Kişilerin, yazılarının içeriği nedeniyle tutuklandıkları bir toprak parçasında yaşamanın kaçınılmaz sonucu belki de kelimelerin insan hayatı üzerindeki etkisini sorgulamak. Gözler tarafından aydınlatılmadıkça zamanın sonsuz girdabında yitip gitmeye mahkum olan bu sözcüler, bir kişiye bile ulaşabilirlerse, birçok hayattan daha gerçek olurlar bir anda. Tıpkı Ankara Devlet Tiyatro’sunun aylardır methini duyduğum fakat ancak iki gün önce izleme fırsatı bulduğum Yastık Adam prodüksiyonunun idama mahkum edilen çaresiz yazarı Katurian Katurian’ın öykülerinde olduğu gibi. Yazarın anne babasının yaptığı bir “deney” sonucu zihinsel engelli olmuş kardeşinin gerçekleştirilebilirliğini test etmek için kelimesi kelimesine uyguladığı, akıl almaz cinayet öyküleri gibi.
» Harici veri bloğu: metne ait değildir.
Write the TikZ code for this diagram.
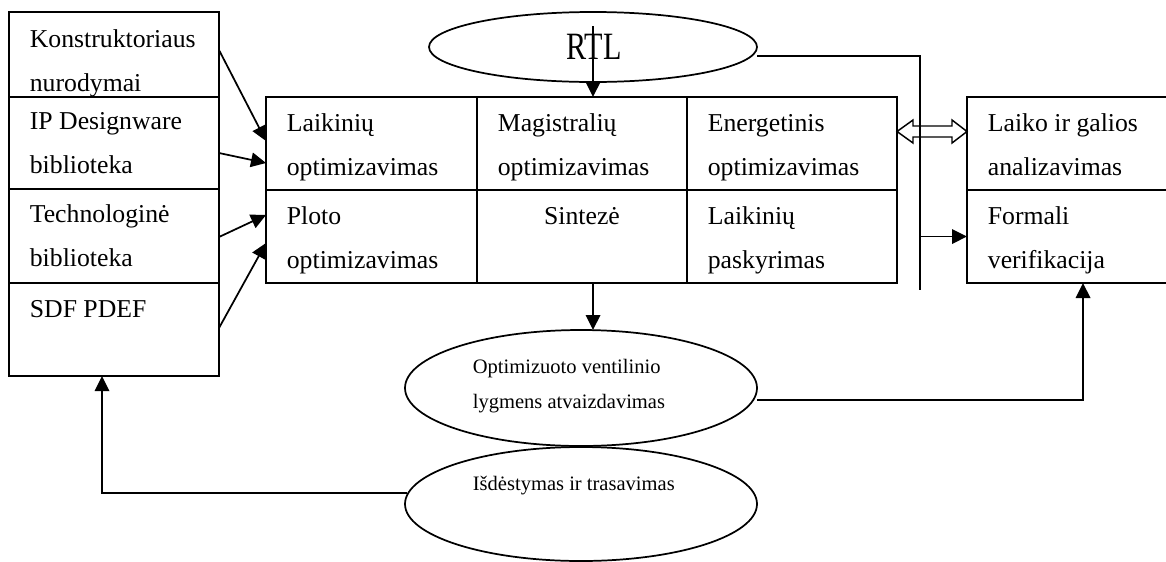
\documentclass[tikz,border=0pt]{standalone}
\usepackage{fontspec}
\setmainfont{Liberation Serif}
\usetikzlibrary{shapes.geometric,arrows.meta,calc}

% two lines of text whose reference point is the baseline of the first line
\newcommand\twoline[3][33pt]{\vtop{\baselineskip=#1\lineskiplimit=-100pt\hbox{#2}\hbox{#3}}}

\begin{document}
\begin{tikzpicture}[x=0.75pt,y=-0.75pt,
  line width=1.3pt,
  cell/.style={draw, rectangle, inner sep=0pt, outer sep=0pt, anchor=north west},
  oval/.style={draw, ellipse, inner sep=0pt, outer sep=0pt},
  lbl/.style={inner sep=0pt, anchor=base west, font=\fontsize{19.3}{23}\selectfont},
  clbl/.style={lbl, anchor=base},
  small/.style={inner sep=0pt, anchor=base west, font=\fontsize{15.4}{18}\selectfont},
  arr/.style={-{Triangle[length=11.25pt,width=10.9pt]}}
]
\useasboundingbox (0,0) rectangle (1166,561);
\clip (0,0) rectangle (1166,561);

% input column
\node[cell, minimum width=157.5pt, minimum height=63.75pt] (L1) at (9,12) {};
\node[cell, minimum width=157.5pt, minimum height=69pt]    (L2) at (9,97) {};
\node[cell, minimum width=157.5pt, minimum height=70.5pt]  (L3) at (9,189) {};
\node[cell, minimum width=157.5pt, minimum height=69.75pt] (L4) at (9,283) {};
\node[lbl] (tL1) at ($(L1.north west)+(20,35)$) {\twoline{Konstruktoriaus}{nurodymai}};
\node[lbl] (tL2) at ($(L2.north west)+(20,32)$) {\twoline{IP Designware}{biblioteka}};
\node[lbl] (tL3) at ($(L3.north west)+(20,33)$) {\twoline{Technologinė}{biblioteka}};
\node[lbl] (tL4) at ($(L4.north west)+(20,34)$) {SDF PDEF};

% synthesis block
\node[cell, minimum width=158.25pt, minimum height=69.75pt] (m11) at (266,97) {};
\node[cell, minimum width=157.5pt,  minimum height=69.75pt] (m12) at (477,97) {};
\node[cell, minimum width=157.5pt,  minimum height=69.75pt] (m13) at (687,97) {};
\node[cell, minimum width=158.25pt, minimum height=69.75pt] (m21) at (266,190) {};
\node[cell, minimum width=157.5pt,  minimum height=69.75pt] (m22) at (477,190) {};
\node[cell, minimum width=157.5pt,  minimum height=69.75pt] (m23) at (687,190) {};
\node[lbl] (t11) at ($(m11.north west)+(20,34)$) {\twoline{Laikinių}{optimizavimas}};
\node[lbl] (t12) at ($(m12.north west)+(20,34)$) {\twoline{Magistralių}{optimizavimas}};
\node[lbl] (t13) at ($(m13.north west)+(20,34)$) {\twoline{Energetinis}{optimizavimas}};
\node[lbl] (t21) at ($(m21.north west)+(20,34)$) {\twoline{Ploto}{optimizavimas}};
\node[clbl] (t22) at ($(m22.north)+(0,34)$) {Sintezė};
\node[lbl] (t23) at ($(m23.north west)+(20,34)$) {\twoline{Laikinių}{paskyrimas}};

% analysis column
\node[cell, minimum width=159.75pt, minimum height=69.75pt] (r1) at (967,97) {};
\node[cell, minimum width=159.75pt, minimum height=69.75pt] (r2) at (967,190) {};
\node[lbl] (tr1) at ($(r1.north west)+(20,34)$) {\twoline{Laiko ir galios}{analizavimas}};
\node[lbl] (tr2) at ($(r2.north west)+(20,34)$) {\twoline{Formali}{verifikacija}};

% ellipses
\node[oval, minimum width=246pt, minimum height=52.5pt] (rtl) at (593,47) {};
\node[inner sep=0pt, anchor=base] (trtl) at (594,59)
  {\scalebox{0.78}[1]{\fontsize{29}{32}\selectfont RTL}};
\node[oval, minimum width=264pt, minimum height=87pt] (opt) at (581,388) {};
\node[small] (topt) at (472,373)
  {\twoline[26.25pt]{Optimizuoto ventilinio}{lygmens atvaizdavimas}};
\node[oval, minimum width=264pt, minimum height=85.5pt] (isd) at (581,504) {};
\node[small] (tisd) at (472,490) {Išdėstymas ir trasavimas};

% RTL into the synthesis block
\coordinate (rtlin) at (593,26);
\draw[arr] (rtlin) -- (rtlin |- m12.north);

% RTL to the verification bus
\coordinate (bus) at (920,290);
\draw ($(rtl.east)+(0,9)$) -| (bus);
\draw[arr] (r2.west -| bus) -- (r2.west);

% two-way link between the block and the analysis
\coordinate (dl) at ($(m13.north east)+(0,34.5)$);
\coordinate (dr) at (r1.west |- dl);
\draw[line width=1.1pt, line join=miter]
  (dl) -- ++(16,-11.5) -- ++(0,6) -- ($(dr)+(-15,-5.5)$) -- ++(0,-6) -- (dr)
  -- ++(-15,11.5) -- ++(0,-6) -- ($(dl)+(16,5.5)$) -- ++(0,6) -- cycle;

% inputs into the synthesis block
\draw[arr] ($(L1.east)+(0,-4.5)$) -- ($(m11.west)+(0,-2.5)$);
\draw[arr] ($(L2.east)+(0,10)$)   -- ($(m11.west)+(0,19.5)$);
\draw[arr] ($(L3.east)+(0,1)$)    -- ($(m21.west)+(0,-21.5)$);
\draw[arr] ($(L4.east)+(0,-1.5)$) -- ($(m21.west)+(0,6.5)$);

% synthesis output to the gate level netlist
\draw[arr] (m22.south -| rtlin) -- (rtlin |- opt.north);

% netlist to formal verification
\draw[arr] ($(opt.east)+(0,12)$) -| ($(r2.south west)+(116,0)$);

% layout back to the inputs
\draw[arr] ($(isd.west)+(2,-11)$) -| ($(L4.south west)+(93,0)$);
\end{tikzpicture}
\end{document}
Kurgusunun ilgi çekiciliğinin yanı sıra Yastık Adam’ı diğer prodüksiyonlardan farklı bir yere koymamın nedeni, oyunun sonunda hislerimi ifade etmekte çektiğim zorluktu sanırım. “Hayatımda izlediğim en rahatsız edici ama aynı zamanda da en etkileyici oyundu.”. On üç yaş ve üzeri seyirci kitlesine hitap ettiğini gördüğümde, en az on sekiz yaş ve üzerine hitap etmesini düşünmem sanırım şiddet seviyesi hakkında okuyucuya bir fikir verecektir. Çünkü ayaklarından kaldırılıp, baş aşağı sallandırılan yazarın anlattığı öyküde, vahşetten kaçıp soluklanabileceği bir sığınak bulabileceğine duyduğu “Bir varmış, bir yokmuş” ile inanan seyirci, ancak daha çok vahşetle karşılaşacaktır. O an anlayacaktır ki aslında kaçış yoktur acı çekmekten; başını sahneden uzağa çevirse bile polis tarafından kafası masaya vurulan Katurian’ı görmemek için, içini acıtacaktır babası tarafından taciz edildiği için kendini çocukların güvenliğini sağlamaya adamış bir polisin hikayesini duymak. Hatta belki zamanı geri çevirme gücü olan, çocukların acı çekmeden hayatlarına son vermelerini sağlayacak bir Yastık Adam’a bile muhtaç olacaklardır, neden kendi çocukluklarında onlara yardım etmediğini düşüneceklerdir.
İşte Katurian’ın kardeşi de bu yaşama devam ederse acıdan başka bir şey tatmayacak olan çocuklardan biridir. Yastık Adam tarafından uyarıldığında, eğer o acı çekip çığlıklarıyla evlerini inletmezse kardeşinin o öyküleri yazamayıp, ünlü bir yazar olamayacağını bildiğinden hayatına son vermeyi reddeden, anne babasının yüzünden yedi sene işkence çekmiş zavallı bir çocuk… Kardeş sevgisi olarak yorumlanabilecek olan bu hareket, aynı zamanda da edebiyat ve gerçeklik hakkında da izleyiciyi çözülmesi oldukça güç bir düşünce karmaşasına sürüklemektedir. Gerçek olmayan hiçbir şeyi yazmak mümkün müdür? Ya da yazılan herhangi bir şeyin yazıldığı andan itibaren gerçeklik değeri taşımaması mümkün müdür?
Kafamda bu sorularla ayrıldığım Şinasi Sahnesi’ni uzun süre bu oyun ile hatırlayacağım şüphesiz. Öykülerden hoşlanıyor ve şiddet içeren oyunlardan rahatsız olmuyorsanız, Martin MacDonagh’ın Yastık Adam’ına gitmenizi şiddetle tavsiye ederim.